EXERCISE INPUT:
┄┄┄┄┄┄

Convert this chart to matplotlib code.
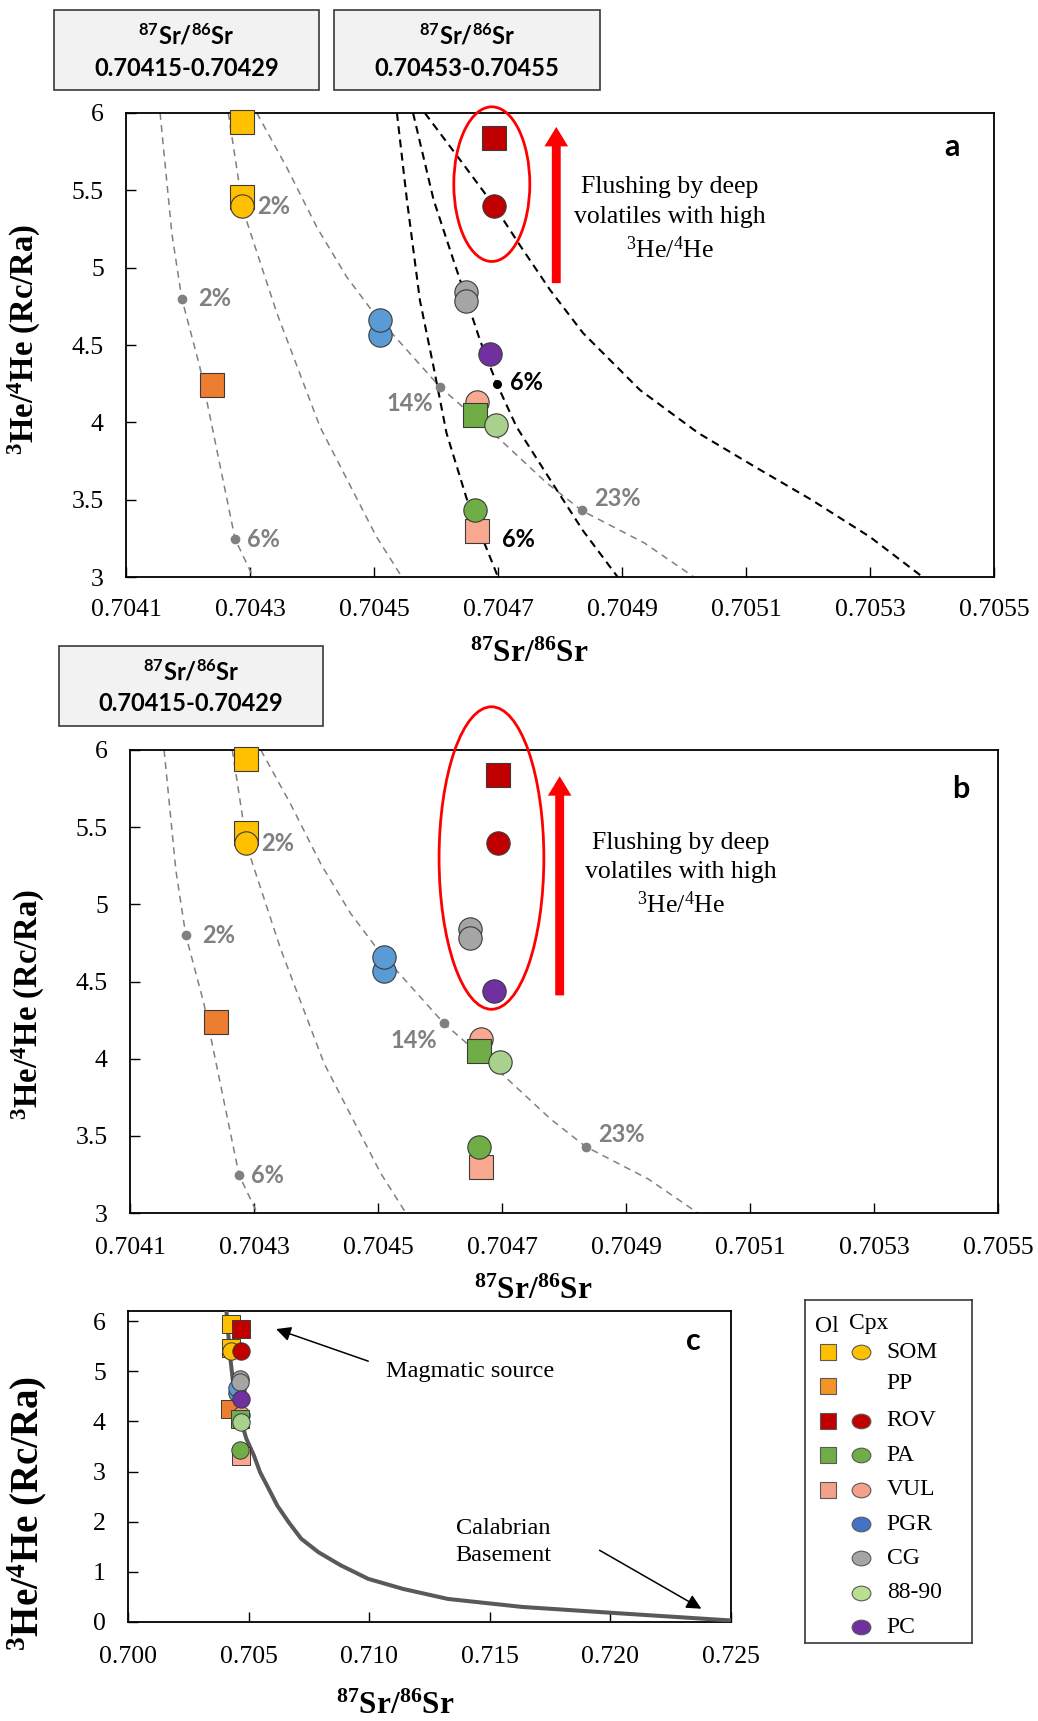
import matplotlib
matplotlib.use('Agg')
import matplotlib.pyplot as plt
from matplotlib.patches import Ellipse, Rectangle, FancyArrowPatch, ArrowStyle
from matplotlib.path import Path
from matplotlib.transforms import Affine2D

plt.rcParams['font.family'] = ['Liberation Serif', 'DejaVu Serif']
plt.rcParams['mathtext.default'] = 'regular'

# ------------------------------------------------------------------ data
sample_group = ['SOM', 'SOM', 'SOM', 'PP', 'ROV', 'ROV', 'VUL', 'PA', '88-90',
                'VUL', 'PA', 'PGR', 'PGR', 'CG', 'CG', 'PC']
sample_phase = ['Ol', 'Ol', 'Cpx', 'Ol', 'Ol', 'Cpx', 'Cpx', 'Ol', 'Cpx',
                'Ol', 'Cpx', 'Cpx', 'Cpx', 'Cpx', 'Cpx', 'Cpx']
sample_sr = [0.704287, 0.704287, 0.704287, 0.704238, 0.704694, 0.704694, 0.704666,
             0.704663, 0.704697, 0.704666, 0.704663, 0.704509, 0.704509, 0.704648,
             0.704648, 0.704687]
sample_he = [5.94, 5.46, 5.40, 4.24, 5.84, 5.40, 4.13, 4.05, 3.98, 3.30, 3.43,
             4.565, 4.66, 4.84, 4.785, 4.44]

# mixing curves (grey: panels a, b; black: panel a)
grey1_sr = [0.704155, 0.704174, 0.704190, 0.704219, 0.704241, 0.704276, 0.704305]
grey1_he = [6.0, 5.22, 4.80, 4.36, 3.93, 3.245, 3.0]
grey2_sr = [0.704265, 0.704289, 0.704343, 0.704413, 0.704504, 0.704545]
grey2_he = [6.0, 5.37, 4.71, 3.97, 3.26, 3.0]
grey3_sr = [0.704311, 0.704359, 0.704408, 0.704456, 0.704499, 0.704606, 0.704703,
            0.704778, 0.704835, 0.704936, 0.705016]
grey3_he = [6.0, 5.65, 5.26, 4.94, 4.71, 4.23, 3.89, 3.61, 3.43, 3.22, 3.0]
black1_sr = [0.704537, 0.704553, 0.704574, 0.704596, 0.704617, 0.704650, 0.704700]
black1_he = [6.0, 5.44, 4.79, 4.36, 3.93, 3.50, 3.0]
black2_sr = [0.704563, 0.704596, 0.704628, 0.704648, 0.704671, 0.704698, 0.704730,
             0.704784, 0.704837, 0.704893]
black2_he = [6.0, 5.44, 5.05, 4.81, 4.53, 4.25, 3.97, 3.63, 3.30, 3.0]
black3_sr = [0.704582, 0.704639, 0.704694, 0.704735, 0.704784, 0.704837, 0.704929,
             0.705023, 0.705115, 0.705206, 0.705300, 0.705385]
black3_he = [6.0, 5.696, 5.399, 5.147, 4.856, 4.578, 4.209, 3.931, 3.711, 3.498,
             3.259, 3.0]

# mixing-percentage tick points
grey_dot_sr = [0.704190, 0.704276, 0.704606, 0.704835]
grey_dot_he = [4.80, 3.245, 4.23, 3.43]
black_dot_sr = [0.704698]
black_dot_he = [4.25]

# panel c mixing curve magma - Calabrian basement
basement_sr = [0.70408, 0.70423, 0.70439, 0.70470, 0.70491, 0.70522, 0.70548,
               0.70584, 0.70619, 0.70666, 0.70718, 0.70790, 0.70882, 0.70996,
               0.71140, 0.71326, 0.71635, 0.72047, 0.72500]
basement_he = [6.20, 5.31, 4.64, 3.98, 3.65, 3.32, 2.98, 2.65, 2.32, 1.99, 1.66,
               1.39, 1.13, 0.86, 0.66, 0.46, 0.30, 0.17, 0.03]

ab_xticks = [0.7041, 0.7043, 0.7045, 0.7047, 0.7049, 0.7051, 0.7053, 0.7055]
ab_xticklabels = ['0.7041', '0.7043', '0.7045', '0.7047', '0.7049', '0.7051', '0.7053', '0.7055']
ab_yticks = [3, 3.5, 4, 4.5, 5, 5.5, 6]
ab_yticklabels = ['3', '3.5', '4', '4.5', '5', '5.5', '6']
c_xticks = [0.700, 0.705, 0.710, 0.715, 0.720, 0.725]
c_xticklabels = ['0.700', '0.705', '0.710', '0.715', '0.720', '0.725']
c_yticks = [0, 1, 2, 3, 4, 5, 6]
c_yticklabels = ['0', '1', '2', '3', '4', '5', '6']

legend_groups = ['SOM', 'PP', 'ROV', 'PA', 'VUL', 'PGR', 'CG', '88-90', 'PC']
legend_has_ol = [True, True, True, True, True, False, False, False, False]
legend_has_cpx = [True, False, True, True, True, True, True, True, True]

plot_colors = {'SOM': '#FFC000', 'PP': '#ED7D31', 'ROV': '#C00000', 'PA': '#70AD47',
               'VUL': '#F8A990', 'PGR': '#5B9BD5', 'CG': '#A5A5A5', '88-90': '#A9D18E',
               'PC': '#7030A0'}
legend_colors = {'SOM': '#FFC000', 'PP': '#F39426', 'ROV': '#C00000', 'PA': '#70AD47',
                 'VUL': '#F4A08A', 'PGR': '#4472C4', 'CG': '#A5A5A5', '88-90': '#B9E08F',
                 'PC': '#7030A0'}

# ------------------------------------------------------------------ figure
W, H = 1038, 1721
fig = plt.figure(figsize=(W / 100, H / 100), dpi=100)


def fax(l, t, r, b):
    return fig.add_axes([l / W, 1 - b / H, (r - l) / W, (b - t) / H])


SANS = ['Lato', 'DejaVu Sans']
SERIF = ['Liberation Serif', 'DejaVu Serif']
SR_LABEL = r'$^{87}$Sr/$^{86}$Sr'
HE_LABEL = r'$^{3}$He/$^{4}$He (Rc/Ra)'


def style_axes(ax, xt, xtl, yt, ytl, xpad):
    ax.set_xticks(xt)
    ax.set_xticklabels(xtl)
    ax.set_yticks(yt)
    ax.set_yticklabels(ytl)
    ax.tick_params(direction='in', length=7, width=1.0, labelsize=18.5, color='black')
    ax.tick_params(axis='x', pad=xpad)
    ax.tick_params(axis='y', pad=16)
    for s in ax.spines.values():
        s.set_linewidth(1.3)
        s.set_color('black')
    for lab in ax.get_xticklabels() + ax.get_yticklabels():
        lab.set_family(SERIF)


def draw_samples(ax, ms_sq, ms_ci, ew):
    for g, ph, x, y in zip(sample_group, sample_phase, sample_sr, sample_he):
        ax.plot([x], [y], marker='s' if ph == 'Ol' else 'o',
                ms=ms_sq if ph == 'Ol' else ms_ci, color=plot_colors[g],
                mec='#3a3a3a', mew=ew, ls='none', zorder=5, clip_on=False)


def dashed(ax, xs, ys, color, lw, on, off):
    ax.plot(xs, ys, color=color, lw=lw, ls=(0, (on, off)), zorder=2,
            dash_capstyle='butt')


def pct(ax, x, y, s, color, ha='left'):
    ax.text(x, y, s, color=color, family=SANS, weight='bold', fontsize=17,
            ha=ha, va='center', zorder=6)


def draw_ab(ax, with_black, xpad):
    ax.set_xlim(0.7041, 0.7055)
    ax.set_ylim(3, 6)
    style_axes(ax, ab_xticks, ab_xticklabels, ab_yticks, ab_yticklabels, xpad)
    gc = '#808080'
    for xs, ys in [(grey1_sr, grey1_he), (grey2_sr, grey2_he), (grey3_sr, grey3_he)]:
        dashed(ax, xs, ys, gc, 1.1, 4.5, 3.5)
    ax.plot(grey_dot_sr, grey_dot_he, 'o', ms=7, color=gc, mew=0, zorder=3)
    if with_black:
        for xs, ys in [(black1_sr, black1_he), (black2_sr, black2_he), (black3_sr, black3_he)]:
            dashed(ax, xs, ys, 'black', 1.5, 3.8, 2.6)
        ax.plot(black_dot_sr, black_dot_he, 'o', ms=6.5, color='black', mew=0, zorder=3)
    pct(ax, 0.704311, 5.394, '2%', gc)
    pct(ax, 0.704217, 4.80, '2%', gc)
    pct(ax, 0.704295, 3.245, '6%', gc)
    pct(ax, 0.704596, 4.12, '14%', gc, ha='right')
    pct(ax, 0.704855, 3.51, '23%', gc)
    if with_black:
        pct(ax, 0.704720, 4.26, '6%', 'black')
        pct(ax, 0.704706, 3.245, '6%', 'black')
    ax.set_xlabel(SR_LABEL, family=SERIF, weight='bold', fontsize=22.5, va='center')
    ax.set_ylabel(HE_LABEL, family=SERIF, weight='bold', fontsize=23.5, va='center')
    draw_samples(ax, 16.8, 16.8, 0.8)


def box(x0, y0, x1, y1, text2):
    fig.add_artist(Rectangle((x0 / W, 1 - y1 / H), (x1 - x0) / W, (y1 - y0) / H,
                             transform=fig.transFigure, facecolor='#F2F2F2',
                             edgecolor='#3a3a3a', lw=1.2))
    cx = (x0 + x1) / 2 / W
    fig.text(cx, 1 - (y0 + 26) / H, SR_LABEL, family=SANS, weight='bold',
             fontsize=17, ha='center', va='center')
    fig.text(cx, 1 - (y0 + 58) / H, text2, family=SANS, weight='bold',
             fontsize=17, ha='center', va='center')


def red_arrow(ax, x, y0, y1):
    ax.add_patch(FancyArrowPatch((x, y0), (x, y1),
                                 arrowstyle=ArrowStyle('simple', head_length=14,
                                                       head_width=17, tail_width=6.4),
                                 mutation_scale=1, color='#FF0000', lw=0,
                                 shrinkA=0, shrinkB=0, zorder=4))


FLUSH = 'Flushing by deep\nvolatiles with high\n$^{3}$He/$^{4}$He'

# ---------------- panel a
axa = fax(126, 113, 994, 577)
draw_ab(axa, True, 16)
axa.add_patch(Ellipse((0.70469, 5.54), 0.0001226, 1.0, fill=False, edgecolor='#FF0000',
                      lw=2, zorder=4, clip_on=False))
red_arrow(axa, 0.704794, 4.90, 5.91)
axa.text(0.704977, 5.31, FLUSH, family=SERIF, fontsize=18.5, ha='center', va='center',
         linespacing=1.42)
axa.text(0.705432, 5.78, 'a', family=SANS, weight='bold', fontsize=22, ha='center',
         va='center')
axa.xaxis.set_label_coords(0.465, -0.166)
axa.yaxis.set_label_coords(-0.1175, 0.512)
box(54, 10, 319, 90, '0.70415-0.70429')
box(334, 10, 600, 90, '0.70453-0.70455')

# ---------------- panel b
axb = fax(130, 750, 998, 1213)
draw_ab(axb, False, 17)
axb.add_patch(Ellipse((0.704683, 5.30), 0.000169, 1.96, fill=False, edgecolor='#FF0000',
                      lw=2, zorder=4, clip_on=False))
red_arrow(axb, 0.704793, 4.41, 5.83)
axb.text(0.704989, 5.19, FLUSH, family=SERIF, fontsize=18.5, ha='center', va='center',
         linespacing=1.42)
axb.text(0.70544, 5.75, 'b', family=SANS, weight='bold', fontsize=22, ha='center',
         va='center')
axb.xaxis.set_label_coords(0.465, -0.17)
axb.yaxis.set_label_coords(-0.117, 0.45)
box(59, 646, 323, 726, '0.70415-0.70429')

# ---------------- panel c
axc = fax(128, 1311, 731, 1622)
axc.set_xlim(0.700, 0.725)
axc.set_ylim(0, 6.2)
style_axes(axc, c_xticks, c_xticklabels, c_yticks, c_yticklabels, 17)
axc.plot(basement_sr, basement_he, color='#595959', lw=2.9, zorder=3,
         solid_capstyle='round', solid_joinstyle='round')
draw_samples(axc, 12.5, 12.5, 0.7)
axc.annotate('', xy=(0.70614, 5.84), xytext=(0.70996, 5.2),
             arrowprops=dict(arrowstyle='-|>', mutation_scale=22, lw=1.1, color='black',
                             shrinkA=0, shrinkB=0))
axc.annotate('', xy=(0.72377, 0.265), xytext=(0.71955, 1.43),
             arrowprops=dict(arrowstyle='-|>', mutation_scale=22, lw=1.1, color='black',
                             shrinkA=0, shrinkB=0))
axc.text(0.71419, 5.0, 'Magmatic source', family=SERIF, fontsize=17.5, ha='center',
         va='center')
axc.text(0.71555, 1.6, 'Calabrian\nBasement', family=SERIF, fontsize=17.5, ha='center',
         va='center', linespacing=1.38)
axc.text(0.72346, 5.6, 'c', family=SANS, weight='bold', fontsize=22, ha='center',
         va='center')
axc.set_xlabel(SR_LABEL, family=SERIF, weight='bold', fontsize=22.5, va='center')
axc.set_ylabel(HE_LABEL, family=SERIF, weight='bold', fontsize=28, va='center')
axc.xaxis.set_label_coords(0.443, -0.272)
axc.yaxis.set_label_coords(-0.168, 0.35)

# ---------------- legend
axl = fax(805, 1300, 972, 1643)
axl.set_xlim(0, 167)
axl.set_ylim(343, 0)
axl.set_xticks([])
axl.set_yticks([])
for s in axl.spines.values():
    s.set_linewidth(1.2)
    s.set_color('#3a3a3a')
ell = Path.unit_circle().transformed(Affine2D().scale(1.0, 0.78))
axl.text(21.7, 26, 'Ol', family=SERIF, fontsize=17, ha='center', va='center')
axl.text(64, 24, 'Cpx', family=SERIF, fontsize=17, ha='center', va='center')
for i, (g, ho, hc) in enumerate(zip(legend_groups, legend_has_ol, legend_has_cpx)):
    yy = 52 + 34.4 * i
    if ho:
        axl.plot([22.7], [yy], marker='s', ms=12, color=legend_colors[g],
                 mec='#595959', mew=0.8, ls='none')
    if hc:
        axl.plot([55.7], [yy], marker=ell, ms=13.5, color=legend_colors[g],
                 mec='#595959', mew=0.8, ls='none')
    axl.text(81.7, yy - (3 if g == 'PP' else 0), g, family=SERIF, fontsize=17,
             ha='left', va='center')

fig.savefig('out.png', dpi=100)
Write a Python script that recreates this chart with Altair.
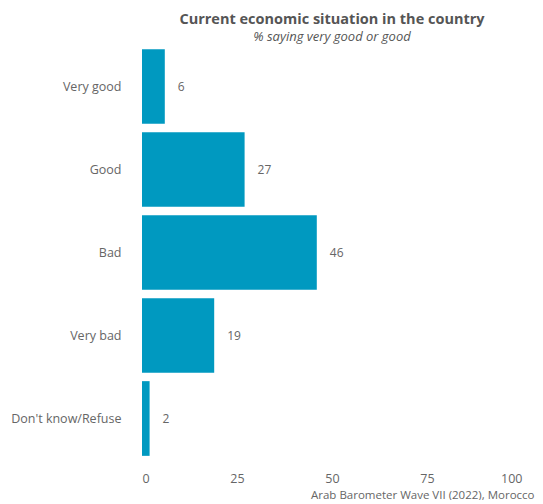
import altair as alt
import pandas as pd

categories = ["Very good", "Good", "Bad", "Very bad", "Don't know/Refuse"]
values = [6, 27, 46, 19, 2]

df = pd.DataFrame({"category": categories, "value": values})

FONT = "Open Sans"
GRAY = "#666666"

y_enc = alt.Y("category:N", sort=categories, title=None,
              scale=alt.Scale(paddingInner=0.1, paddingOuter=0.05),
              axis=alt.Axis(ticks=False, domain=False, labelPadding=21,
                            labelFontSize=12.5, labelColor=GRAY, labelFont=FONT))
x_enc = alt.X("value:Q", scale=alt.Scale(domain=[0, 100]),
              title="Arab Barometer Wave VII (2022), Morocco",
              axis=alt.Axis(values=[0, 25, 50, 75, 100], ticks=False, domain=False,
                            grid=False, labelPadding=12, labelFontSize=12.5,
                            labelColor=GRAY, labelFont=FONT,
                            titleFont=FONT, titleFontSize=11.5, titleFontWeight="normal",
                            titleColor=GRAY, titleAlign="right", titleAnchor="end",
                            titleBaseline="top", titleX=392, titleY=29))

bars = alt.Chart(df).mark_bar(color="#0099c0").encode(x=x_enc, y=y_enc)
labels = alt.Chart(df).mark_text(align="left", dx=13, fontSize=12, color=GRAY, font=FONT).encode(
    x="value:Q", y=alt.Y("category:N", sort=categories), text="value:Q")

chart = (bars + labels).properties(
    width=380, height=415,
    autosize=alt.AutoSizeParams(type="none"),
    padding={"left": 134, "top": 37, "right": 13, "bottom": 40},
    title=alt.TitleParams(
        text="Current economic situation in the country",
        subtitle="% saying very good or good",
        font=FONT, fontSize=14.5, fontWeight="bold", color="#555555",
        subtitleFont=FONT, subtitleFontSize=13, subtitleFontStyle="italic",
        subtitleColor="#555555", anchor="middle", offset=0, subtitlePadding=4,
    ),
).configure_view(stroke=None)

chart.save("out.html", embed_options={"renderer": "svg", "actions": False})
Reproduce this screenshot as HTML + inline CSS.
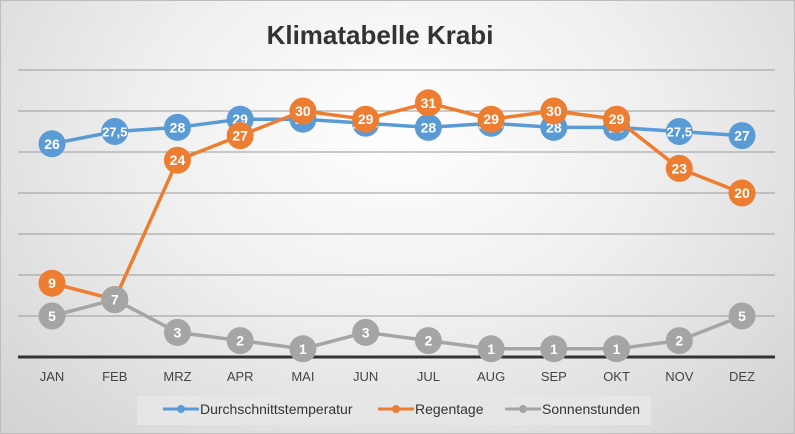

┄┄┄┄┄┄

TASK TO CARRY OUT:
The required output is the exact run of lines from the start of the records through the line containing "plt.rcParams['mathtext.default'] = 'regular'", both ends included, with no pictures.

EXERCISE OUTPUT:
Convert this chart to matplotlib code.
import matplotlib
matplotlib.use('Agg')
import matplotlib.pyplot as plt
from matplotlib.patches import Ellipse, Rectangle, FancyArrowPatch, ArrowStyle
from matplotlib.path import Path
from matplotlib.transforms import Affine2D

plt.rcParams['font.family'] = ['Liberation Serif', 'DejaVu Serif']
plt.rcParams['mathtext.default'] = 'regular'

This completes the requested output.